CHAPITRE X. INTÉGRITÉ D’ALYPIUS. — ARDEUR DE NEBRIDIUS A LA RECHERCHE DE LA VÉRITÉ.
16. Je l’avais rencontré à Rom e, où il s’unit à moi d’amitié si étroite qu’il me suivit à Milan pour ne point se séparer de moi, et aussi pour utiliser sa science du droit, suivant le désir de ses parents plutôt que le sien. Eprouvé déjà par trois emplois, où son désintéressement n’avait pas moins étonné les autres qu’il n’était surpris lui-même de la préférence qu’on pouvait accorder à l’or sur la probité, une dernière tentative contre sa fermeté avait mis en oeuvre tous les ressorts de la séduction et de la terreur. Il remplissait à Rome les fonctions d’assesseur, auprès du comte des revenus d’Italie, quand un sénateur, puissant par ses bienfaits et son crédit, accoutumé à ne pas trouver d’obstacles, voulut se permettre je ne sais quoi de contraire à la loi. Alypius s’y oppose. On lui promet une récompense, qu’il dédaigne; on essaie de menaces, qu’il foule aux pieds ; tous admirant cette constance qui ne pliait pas devant un homme, bien connu pour avoir mille moyens d’être utile ou de nuire; cette fermeté d’âme également indifférente au désir de son amitié et à la crainte de sa haine. Le magistrat lui-même, dont Alypius était le conseiller, quoique opposé à cette injuste prétention, n’osait cependant refuser hautement; mais s’excusant sur l’homme juste, il alléguait sa résistance; et s’il fléchissait, Alypius était en effet décidé à résigner ses fonctions.
Son amour pour les lettres, seul, faillit le séduire; il eût pu, avec le gain du prétoire, se procurer des manuscrits; mais il consulta la justice et prit une résolution meilleure, préférant le véto de l’équité au permis de l’occasion.

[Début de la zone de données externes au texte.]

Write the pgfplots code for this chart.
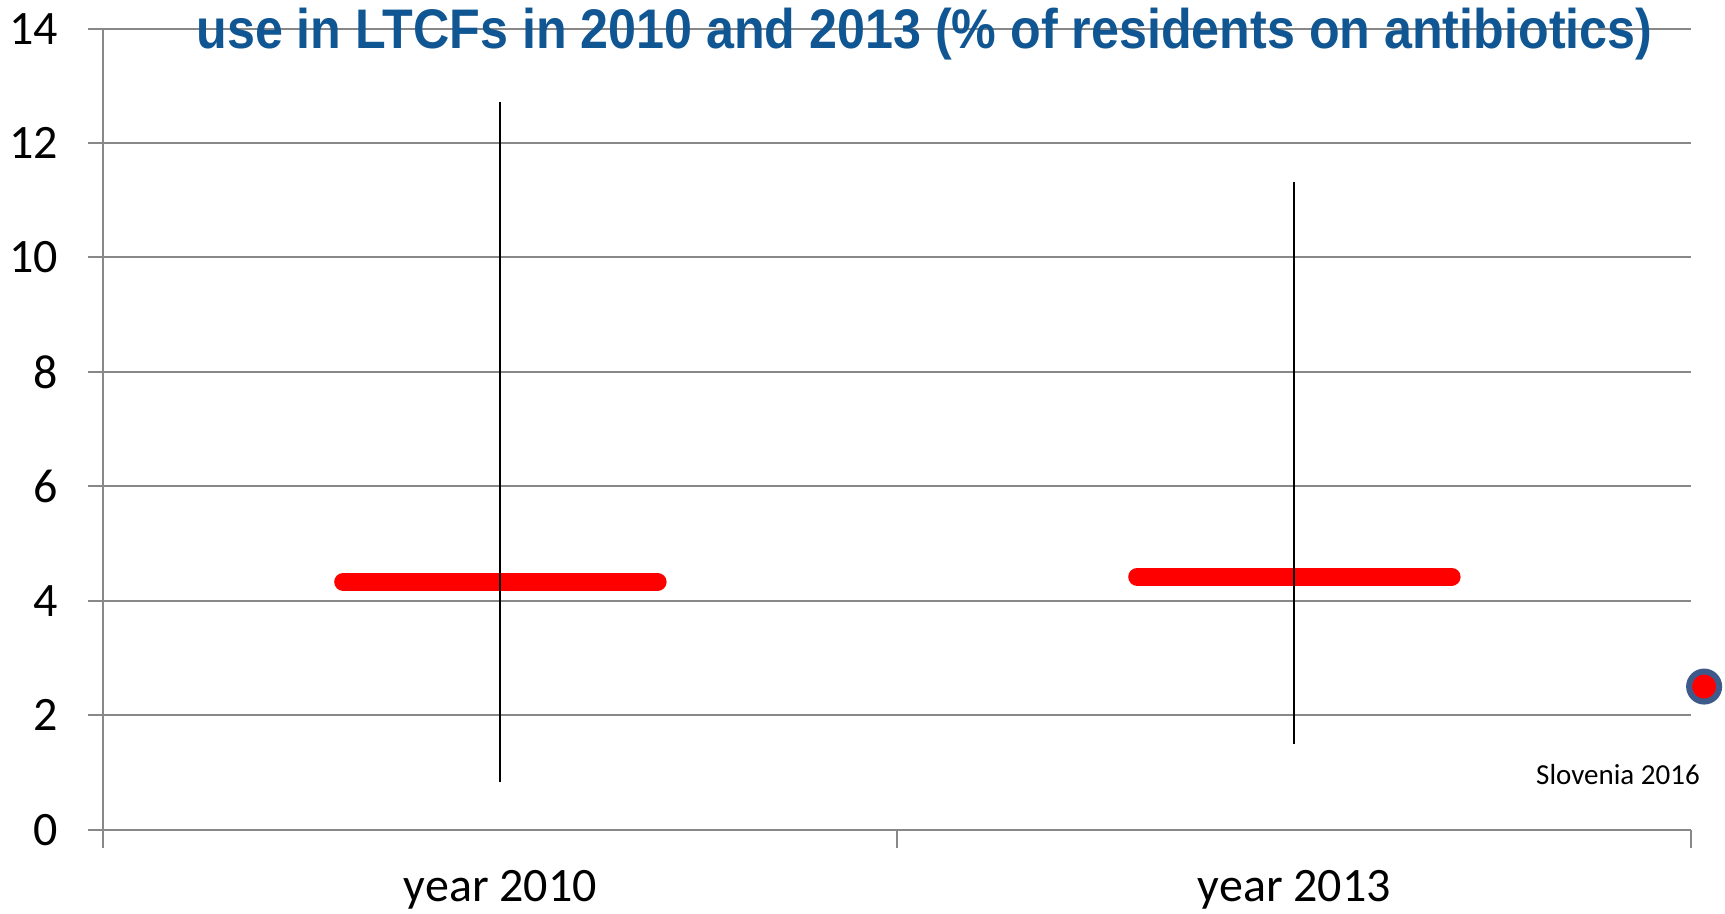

Cela n’est rien sans doute, mais « qui est fidèle dans les petites choses l’est dans les grandes; » et rien ne saurait anéantir cet oracle sorti de la bouche de votre vérité: « Si vous n’avez pas été fidèle dispensateur d’un faux trésor, qui vous confiera le véritable? Si vous n’avez pas été fidèle dépositaire du bien d’autrui, qui vous rendra celui qui est à vous (Luc, XVI, 10-12)? » Tel était l’homme si étroitement lié avec moi, et comme moi chancelant, irrésolu sur le genre de vie à suivre.
17. Et Nebridius aussi qui avait abandonné (412) son pays, voisin de Carthage, et Carthage même, son séjour ordinaire, et le vaste domaine de son père, et sa mère qui ne songeait pas à le suivre — il avait tout quitté pour venir à Milan vivre avec moi dans la poursuite passionnée de la vérité et de la sagesse. Il soupirait comme moi, il flottait comme moi, ardent à la recherche de la vie bienheureuse, profond dans l’examen des plus difficiles problèmes. Voilà donc trois bouches affamées, exhalant entre elles leur mutuelle indigence, et attendant de vous leur nourriture au temps marqué. Et, dans l’amertume dont votre miséricorde abreuvait notre vie séculière, considérant le but de nos souffrances, nous ne trouvions plus que ténèbres. Nous nous détournions en gémissant, et nous disions : Jusques à quand? Et tout en le répétant, nous poursuivions toujours, parce qu’il ne nous apparaissait rien de certain que nous pussions saisir en lâchant le reste.